**Dataset extract:**
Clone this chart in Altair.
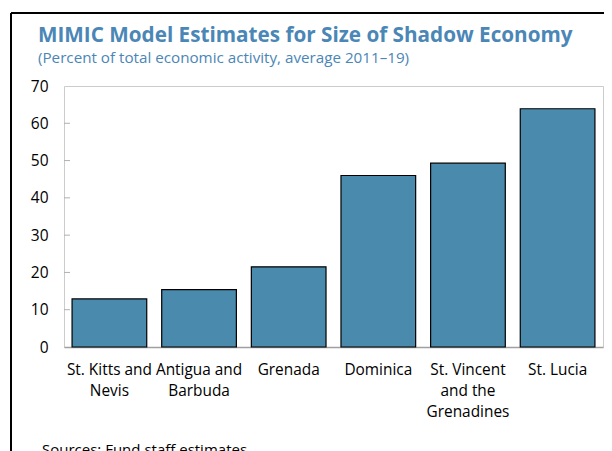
import altair as alt
import pandas as pd

countries = ["St. Kitts and Nevis", "Antigua and Barbuda", "Grenada", "Dominica",
             "St. Vincent and the Grenadines", "St. Lucia"]
label_lines = [["St. Kitts and", "Nevis"], ["Antigua and", "Barbuda"], ["Grenada"],
               ["Dominica"], ["St. Vincent", "and the", "Grenadines"], ["St. Lucia"]]
values = [12.9, 15.4, 21.5, 46.0, 49.3, 63.9]
y_labels = [0, 10, 20, 30, 40, 50, 60, 70]
y_ticks = [10, 20, 30, 40, 50, 60]

title_text = "MIMIC Model Estimates for Size of Shadow Economy"
subtitle_text = "(Percent of total economic activity, average 2011\u201319)"
source_text = "Sources: Fund staff estimates."

FONT = "Open Sans"
BLUE = "#4a86b6"

df = pd.DataFrame({"country": countries, "value": values})

# label expression for multi-line category labels
expr = "[]"
for name, lines in reversed(list(zip(countries, label_lines))):
    arr = "[" + ",".join("'" + l + "'" for l in lines) + "]"
    expr = f"datum.value === '{name}' ? {arr} : ({expr})"

x_enc = alt.X("country:N", sort=countries,
              scale=alt.Scale(paddingInner=0.167, paddingOuter=0.09),
              axis=alt.Axis(title=None, labelAngle=0, labelExpr=expr, labelFont=FONT,
                            labelFontSize=15.4, labelColor="#000000", labelPadding=15,
                            labelLineHeight=21, labelBaseline="top", labelOverlap=False,
                            ticks=False, domain=True, domainColor="#a0a0a0", domainWidth=1.5))

y_scale = alt.Scale(domain=[0, 70], nice=False)


def y_axis():
    return alt.Axis(title=None, values=y_labels, grid=False, labelOverlap=False,
                    ticks=False, domain=False, labelFont=FONT, labelFontSize=15.5,
                    labelColor="#000000", labelPadding=16)


bars = alt.Chart(df).mark_bar(color="#4a8bad", stroke="#000000", strokeWidth=1.2).encode(
    x=x_enc, y=alt.Y("value:Q", scale=y_scale, axis=y_axis()))

tick_df = pd.DataFrame({"value": y_ticks})
yticks = alt.Chart(tick_df).mark_rule(color="#b0b0b0", strokeWidth=1).encode(
    y=alt.Y("value:Q", scale=y_scale, axis=y_axis()), x=alt.value(0), x2=alt.value(6))

one = pd.DataFrame({"a": [0]})
frame_top = alt.Chart(one).mark_rule(color="#000000", strokeWidth=2).encode(
    x=alt.value(-53), x2=alt.value(560), y=alt.value(-73))
frame_left = alt.Chart(one).mark_rule(color="#000000", strokeWidth=2).encode(
    x=alt.value(-53), y=alt.value(-73), y2=alt.value(400))

title = alt.Chart(one).mark_text(text=title_text, font=FONT, fontSize=20.7, fontWeight="bold",
                                 align="left", baseline="alphabetic", color=BLUE).encode(
    x=alt.value(-26), y=alt.value(-44))
subtitle = alt.Chart(one).mark_text(text=subtitle_text, font=FONT, fontSize=15.2,
                                    align="left", baseline="alphabetic", color=BLUE).encode(
    x=alt.value(-26), y=alt.value(-23))
sources = alt.Chart(one).mark_text(text=source_text, font=FONT,
                                   fontSize=15, align="left", baseline="alphabetic",
                                   color="#000000").encode(
    x=alt.value(-22), y=alt.value(369))

chart = alt.layer(bars, yticks, frame_top, frame_left, title, subtitle, sources).properties(
    width=539, height=261,
    padding={"left": 56, "top": 78, "right": 1, "bottom": 104},
    autosize=alt.AutoSizeParams(type="none"),
).configure_view(stroke="#cccccc", strokeWidth=1)

chart.save("out.html", embed_options={"renderer": "svg", "actions": False})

**Given task:**
Go through the listing above and quote it exactly, apart from its images.

**Expected output:**
Clone this chart in Altair.
import altair as alt
import pandas as pd

countries = ["St. Kitts and Nevis", "Antigua and Barbuda", "Grenada", "Dominica",
             "St. Vincent and the Grenadines", "St. Lucia"]
label_lines = [["St. Kitts and", "Nevis"], ["Antigua and", "Barbuda"], ["Grenada"],
               ["Dominica"], ["St. Vincent", "and the", "Grenadines"], ["St. Lucia"]]
values = [12.9, 15.4, 21.5, 46.0, 49.3, 63.9]
y_labels = [0, 10, 20, 30, 40, 50, 60, 70]
y_ticks = [10, 20, 30, 40, 50, 60]

title_text = "MIMIC Model Estimates for Size of Shadow Economy"
subtitle_text = "(Percent of total economic activity, average 2011\u201319)"
source_text = "Sources: Fund staff estimates."

FONT = "Open Sans"
BLUE = "#4a86b6"

df = pd.DataFrame({"country": countries, "value": values})

# label expression for multi-line category labels
expr = "[]"
for name, lines in reversed(list(zip(countries, label_lines))):
    arr = "[" + ",".join("'" + l + "'" for l in lines) + "]"
    expr = f"datum.value === '{name}' ? {arr} : ({expr})"

x_enc = alt.X("country:N", sort=countries,
              scale=alt.Scale(paddingInner=0.167, paddingOuter=0.09),
              axis=alt.Axis(title=None, labelAngle=0, labelExpr=expr, labelFont=FONT,
                            labelFontSize=15.4, labelColor="#000000", labelPadding=15,
                            labelLineHeight=21, labelBaseline="top", labelOverlap=False,
                            ticks=False, domain=True, domainColor="#a0a0a0", domainWidth=1.5))

y_scale = alt.Scale(domain=[0, 70], nice=False)


def y_axis():
    return alt.Axis(title=None, values=y_labels, grid=False, labelOverlap=False,
                    ticks=False, domain=False, labelFont=FONT, labelFontSize=15.5,
                    labelColor="#000000", labelPadding=16)


bars = alt.Chart(df).mark_bar(color="#4a8bad", stroke="#000000", strokeWidth=1.2).encode(
    x=x_enc, y=alt.Y("value:Q", scale=y_scale, axis=y_axis()))

tick_df = pd.DataFrame({"value": y_ticks})
yticks = alt.Chart(tick_df).mark_rule(color="#b0b0b0", strokeWidth=1).encode(
    y=alt.Y("value:Q", scale=y_scale, axis=y_axis()), x=alt.value(0), x2=alt.value(6))

one = pd.DataFrame({"a": [0]})
frame_top = alt.Chart(one).mark_rule(color="#000000", strokeWidth=2).encode(
    x=alt.value(-53), x2=alt.value(560), y=alt.value(-73))
frame_left = alt.Chart(one).mark_rule(color="#000000", strokeWidth=2).encode(
    x=alt.value(-53), y=alt.value(-73), y2=alt.value(400))

title = alt.Chart(one).mark_text(text=title_text, font=FONT, fontSize=20.7, fontWeight="bold",
                                 align="left", baseline="alphabetic", color=BLUE).encode(
    x=alt.value(-26), y=alt.value(-44))
subtitle = alt.Chart(one).mark_text(text=subtitle_text, font=FONT, fontSize=15.2,
                                    align="left", baseline="alphabetic", color=BLUE).encode(
    x=alt.value(-26), y=alt.value(-23))
sources = alt.Chart(one).mark_text(text=source_text, font=FONT,
                                   fontSize=15, align="left", baseline="alphabetic",
                                   color="#000000").encode(
    x=alt.value(-22), y=alt.value(369))

chart = alt.layer(bars, yticks, frame_top, frame_left, title, subtitle, sources).properties(
    width=539, height=261,
    padding={"left": 56, "top": 78, "right": 1, "bottom": 104},
    autosize=alt.AutoSizeParams(type="none"),
).configure_view(stroke="#cccccc", strokeWidth=1)

chart.save("out.html", embed_options={"renderer": "svg", "actions": False})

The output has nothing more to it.